↓↓↓
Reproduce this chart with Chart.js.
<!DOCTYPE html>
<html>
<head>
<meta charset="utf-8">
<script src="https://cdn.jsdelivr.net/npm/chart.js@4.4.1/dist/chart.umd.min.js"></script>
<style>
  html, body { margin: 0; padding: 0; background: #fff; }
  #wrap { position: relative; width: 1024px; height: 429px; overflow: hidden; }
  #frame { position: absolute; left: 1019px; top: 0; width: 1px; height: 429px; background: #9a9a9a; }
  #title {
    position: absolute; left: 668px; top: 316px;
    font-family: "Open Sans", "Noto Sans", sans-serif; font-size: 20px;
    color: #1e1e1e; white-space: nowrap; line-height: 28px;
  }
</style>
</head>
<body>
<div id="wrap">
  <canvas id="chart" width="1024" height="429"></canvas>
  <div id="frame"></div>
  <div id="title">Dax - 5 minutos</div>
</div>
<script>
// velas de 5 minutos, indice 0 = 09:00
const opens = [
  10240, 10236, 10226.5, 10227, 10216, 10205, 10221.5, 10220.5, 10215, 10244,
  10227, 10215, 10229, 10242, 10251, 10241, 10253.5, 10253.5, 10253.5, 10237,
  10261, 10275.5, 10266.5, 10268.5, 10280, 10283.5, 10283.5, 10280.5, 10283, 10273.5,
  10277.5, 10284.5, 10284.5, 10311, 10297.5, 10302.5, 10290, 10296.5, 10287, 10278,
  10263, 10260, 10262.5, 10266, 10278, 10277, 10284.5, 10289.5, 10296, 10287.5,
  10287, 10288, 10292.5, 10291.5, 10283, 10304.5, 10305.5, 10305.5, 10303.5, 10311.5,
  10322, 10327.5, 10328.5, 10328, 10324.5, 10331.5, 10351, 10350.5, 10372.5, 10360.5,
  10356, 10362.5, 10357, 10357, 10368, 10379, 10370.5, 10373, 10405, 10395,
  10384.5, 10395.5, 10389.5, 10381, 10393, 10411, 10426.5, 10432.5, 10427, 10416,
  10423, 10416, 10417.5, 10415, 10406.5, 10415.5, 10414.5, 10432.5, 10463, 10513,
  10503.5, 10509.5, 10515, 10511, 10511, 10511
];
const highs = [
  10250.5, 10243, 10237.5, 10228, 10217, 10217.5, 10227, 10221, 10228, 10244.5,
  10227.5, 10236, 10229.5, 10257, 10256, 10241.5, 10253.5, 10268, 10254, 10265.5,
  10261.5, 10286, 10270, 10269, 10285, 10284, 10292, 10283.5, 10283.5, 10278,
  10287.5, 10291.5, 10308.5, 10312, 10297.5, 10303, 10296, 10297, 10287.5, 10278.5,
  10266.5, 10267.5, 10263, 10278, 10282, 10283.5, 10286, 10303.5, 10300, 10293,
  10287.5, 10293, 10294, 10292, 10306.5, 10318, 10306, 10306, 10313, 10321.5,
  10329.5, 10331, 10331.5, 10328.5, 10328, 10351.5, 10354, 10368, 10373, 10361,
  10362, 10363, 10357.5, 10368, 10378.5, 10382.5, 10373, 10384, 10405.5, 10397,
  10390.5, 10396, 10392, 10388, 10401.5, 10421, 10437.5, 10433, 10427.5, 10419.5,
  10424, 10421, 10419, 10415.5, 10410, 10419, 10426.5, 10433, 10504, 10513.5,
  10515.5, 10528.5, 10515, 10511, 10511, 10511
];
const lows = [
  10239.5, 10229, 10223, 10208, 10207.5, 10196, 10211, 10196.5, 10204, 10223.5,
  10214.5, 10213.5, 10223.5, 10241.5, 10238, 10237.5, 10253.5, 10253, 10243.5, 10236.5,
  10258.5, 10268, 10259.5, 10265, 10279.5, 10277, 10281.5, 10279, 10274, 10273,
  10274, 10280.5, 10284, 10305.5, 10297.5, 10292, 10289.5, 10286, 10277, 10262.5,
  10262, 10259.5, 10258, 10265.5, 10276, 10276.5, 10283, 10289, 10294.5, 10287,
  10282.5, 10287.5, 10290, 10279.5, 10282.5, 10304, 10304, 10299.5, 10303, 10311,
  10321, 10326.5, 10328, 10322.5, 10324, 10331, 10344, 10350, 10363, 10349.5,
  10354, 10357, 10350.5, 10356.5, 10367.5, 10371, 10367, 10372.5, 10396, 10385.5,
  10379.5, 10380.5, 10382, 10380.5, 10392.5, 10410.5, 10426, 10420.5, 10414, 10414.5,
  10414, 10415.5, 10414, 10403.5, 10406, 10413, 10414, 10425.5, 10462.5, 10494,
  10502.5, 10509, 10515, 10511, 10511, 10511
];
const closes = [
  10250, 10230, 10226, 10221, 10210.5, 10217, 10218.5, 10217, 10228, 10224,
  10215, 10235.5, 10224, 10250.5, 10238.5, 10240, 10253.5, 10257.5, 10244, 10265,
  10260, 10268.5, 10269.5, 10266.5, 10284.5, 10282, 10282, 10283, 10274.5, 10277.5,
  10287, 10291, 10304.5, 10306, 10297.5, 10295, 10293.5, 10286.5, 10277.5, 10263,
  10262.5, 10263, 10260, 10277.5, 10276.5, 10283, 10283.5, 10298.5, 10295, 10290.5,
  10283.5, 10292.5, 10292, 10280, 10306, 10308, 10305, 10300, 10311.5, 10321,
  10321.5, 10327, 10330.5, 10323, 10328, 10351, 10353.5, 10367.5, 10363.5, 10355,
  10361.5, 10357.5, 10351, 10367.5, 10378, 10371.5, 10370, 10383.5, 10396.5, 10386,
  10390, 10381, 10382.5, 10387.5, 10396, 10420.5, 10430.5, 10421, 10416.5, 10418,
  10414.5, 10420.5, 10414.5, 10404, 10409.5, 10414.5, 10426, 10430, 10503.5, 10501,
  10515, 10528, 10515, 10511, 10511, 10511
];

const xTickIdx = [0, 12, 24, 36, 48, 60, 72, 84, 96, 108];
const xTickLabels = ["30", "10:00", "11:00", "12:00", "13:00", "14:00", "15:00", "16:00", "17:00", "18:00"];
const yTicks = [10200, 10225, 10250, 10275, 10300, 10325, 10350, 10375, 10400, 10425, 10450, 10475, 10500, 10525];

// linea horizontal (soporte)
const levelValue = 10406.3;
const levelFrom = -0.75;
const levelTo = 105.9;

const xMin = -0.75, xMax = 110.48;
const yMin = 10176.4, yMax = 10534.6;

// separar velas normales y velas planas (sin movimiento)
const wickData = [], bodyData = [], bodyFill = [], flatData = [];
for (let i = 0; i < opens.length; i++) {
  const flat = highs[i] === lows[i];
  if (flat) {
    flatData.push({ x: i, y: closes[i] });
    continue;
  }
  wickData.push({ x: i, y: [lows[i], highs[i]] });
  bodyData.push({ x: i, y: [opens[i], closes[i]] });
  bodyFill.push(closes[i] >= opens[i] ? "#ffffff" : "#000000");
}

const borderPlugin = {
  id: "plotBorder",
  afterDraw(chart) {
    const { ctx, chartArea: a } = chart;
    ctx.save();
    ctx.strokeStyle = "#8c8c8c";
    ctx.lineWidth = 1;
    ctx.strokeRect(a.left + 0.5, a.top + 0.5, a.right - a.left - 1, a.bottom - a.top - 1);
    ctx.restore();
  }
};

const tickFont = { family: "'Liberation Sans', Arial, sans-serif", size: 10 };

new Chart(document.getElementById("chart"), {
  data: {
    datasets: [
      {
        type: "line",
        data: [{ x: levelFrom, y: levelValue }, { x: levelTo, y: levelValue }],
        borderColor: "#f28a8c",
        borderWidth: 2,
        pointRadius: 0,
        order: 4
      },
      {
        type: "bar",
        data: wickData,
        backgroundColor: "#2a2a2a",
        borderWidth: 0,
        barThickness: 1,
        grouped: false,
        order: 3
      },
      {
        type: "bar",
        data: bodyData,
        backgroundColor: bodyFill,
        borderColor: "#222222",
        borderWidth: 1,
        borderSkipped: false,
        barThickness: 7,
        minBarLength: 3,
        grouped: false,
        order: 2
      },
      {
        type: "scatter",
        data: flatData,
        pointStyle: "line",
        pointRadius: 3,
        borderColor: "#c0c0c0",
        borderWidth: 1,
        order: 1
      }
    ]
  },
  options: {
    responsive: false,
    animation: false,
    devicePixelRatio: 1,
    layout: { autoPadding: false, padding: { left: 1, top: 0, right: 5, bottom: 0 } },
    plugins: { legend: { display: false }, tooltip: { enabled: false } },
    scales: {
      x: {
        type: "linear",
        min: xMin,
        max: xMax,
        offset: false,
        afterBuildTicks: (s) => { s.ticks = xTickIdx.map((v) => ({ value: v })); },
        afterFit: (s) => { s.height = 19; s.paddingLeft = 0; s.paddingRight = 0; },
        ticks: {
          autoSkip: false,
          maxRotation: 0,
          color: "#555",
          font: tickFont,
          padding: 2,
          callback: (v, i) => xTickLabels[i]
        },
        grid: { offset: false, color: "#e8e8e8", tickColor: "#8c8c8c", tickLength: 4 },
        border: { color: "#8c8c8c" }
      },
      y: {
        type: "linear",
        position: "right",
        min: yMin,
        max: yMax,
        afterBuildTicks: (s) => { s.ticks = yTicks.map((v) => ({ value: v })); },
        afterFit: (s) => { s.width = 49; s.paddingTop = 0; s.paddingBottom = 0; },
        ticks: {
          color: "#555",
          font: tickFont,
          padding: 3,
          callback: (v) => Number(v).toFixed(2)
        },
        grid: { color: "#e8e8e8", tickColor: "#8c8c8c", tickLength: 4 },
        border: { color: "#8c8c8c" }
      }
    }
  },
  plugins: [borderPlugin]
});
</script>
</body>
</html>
↑↑↑
↓↓↓
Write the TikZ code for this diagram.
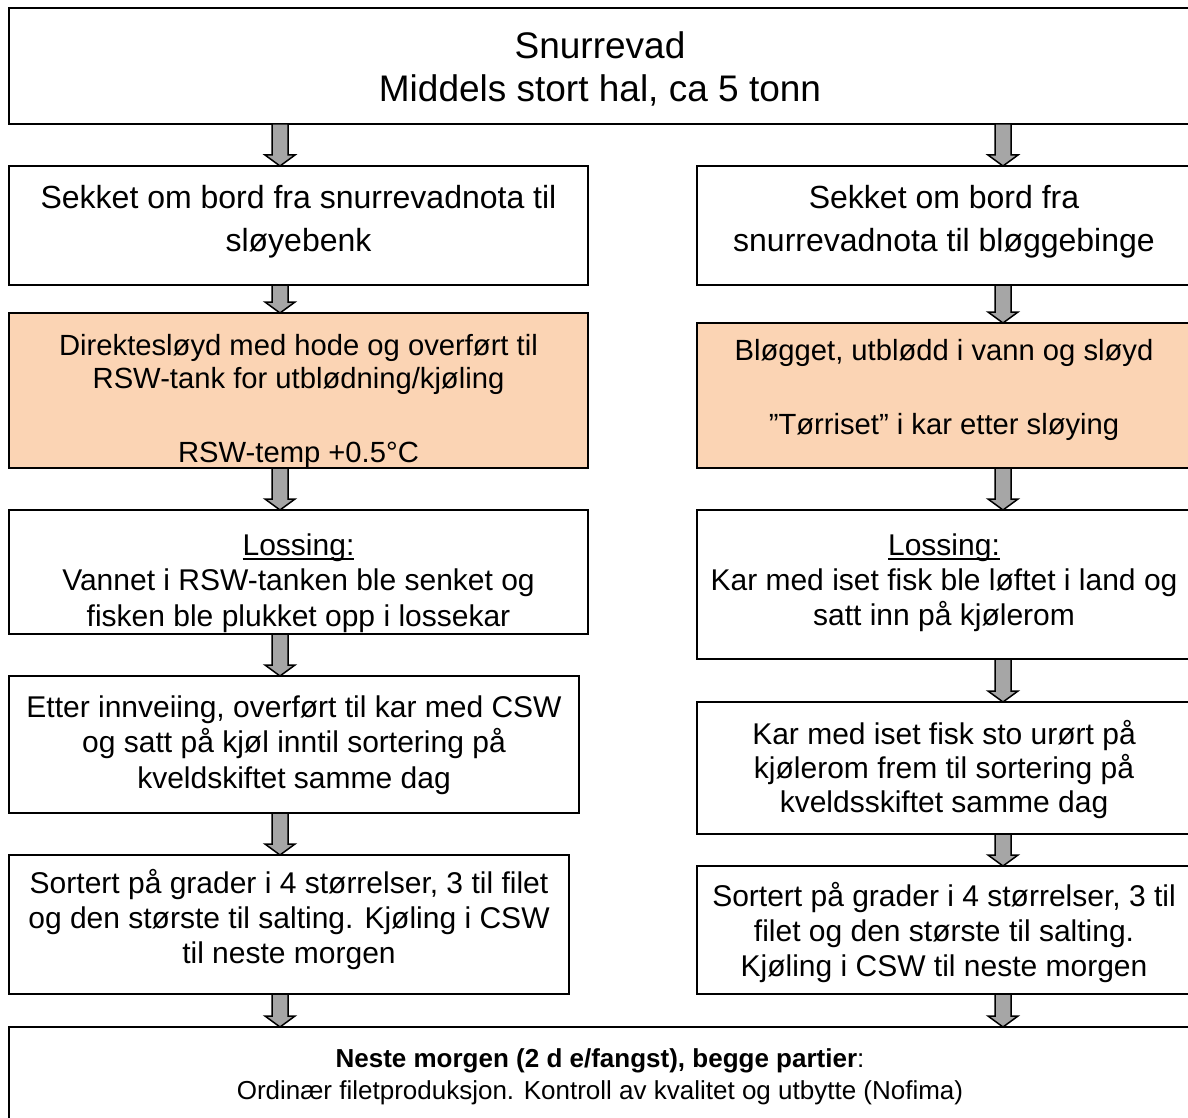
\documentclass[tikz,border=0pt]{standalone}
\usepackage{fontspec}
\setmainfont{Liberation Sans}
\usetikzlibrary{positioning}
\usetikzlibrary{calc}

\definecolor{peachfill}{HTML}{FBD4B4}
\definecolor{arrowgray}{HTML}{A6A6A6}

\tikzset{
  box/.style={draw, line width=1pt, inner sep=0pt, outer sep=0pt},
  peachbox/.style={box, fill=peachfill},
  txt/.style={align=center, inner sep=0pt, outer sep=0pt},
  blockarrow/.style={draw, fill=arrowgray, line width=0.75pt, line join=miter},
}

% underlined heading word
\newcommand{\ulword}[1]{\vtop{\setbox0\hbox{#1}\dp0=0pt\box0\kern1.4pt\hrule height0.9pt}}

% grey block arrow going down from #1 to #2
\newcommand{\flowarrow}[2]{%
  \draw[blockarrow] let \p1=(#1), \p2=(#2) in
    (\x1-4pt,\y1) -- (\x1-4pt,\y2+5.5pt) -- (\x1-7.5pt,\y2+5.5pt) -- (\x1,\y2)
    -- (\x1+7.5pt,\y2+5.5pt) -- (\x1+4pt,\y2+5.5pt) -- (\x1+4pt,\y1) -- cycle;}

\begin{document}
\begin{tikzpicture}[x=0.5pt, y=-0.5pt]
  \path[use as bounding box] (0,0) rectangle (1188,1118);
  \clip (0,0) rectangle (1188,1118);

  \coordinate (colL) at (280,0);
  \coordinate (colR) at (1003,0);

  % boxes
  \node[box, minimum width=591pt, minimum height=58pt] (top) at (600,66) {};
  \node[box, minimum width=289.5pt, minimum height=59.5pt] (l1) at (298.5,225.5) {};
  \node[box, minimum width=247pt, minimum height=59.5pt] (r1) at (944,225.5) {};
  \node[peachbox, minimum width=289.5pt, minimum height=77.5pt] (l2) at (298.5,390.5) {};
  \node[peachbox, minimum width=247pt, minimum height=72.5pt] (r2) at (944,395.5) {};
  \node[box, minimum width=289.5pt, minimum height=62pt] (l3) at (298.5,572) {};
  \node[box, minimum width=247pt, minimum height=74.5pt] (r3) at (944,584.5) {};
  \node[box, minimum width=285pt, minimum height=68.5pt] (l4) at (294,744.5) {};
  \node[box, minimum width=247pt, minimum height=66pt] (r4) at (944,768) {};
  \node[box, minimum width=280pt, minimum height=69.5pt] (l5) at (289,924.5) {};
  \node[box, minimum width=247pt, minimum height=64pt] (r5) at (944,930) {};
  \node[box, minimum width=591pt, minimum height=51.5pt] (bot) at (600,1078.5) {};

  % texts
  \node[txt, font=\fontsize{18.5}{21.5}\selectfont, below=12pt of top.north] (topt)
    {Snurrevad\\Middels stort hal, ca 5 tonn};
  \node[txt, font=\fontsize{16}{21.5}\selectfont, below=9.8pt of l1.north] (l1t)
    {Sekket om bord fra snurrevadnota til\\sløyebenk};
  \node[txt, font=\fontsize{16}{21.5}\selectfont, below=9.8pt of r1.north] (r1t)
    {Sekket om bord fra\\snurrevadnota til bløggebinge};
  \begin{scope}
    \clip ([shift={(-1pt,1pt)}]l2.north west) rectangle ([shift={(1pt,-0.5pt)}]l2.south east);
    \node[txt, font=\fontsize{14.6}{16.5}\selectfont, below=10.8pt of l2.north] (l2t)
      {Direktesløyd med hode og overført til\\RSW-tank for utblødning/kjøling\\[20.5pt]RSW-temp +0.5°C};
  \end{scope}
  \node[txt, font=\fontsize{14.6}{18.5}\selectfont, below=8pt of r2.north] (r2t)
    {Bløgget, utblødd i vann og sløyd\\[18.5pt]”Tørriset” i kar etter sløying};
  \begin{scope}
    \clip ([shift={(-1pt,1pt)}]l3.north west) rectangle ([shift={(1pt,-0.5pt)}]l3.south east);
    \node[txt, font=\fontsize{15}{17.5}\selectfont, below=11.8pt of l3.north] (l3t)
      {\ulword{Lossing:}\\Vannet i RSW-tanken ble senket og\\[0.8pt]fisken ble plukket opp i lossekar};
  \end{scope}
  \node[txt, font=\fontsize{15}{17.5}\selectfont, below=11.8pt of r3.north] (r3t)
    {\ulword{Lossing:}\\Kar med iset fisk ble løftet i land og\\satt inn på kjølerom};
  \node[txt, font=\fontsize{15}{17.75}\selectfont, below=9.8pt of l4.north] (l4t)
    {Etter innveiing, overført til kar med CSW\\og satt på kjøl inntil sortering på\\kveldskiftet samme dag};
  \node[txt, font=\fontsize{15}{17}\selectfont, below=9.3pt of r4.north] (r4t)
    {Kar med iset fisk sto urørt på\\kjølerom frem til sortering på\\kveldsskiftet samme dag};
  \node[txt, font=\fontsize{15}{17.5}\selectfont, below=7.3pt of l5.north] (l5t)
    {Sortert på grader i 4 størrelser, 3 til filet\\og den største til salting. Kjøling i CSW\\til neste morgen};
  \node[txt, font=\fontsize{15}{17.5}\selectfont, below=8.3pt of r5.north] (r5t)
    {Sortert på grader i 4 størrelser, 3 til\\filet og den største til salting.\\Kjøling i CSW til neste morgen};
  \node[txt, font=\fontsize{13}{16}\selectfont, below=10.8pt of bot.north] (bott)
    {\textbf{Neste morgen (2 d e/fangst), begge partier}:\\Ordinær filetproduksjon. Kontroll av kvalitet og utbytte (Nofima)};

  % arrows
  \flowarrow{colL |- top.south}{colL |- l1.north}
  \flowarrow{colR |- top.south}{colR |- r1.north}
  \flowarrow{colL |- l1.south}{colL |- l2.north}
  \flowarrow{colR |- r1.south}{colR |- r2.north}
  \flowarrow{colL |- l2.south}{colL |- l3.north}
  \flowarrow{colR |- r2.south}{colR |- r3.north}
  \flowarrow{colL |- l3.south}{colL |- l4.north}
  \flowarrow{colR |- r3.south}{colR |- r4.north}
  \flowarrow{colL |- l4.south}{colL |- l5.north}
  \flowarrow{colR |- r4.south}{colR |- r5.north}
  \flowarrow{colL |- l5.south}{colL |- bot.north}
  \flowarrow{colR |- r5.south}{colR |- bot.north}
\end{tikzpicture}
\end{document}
↑↑↑
Task to carry out: How many lines in the records above contain the word "chart"? Reply with the number and nothing more.

Solution: 6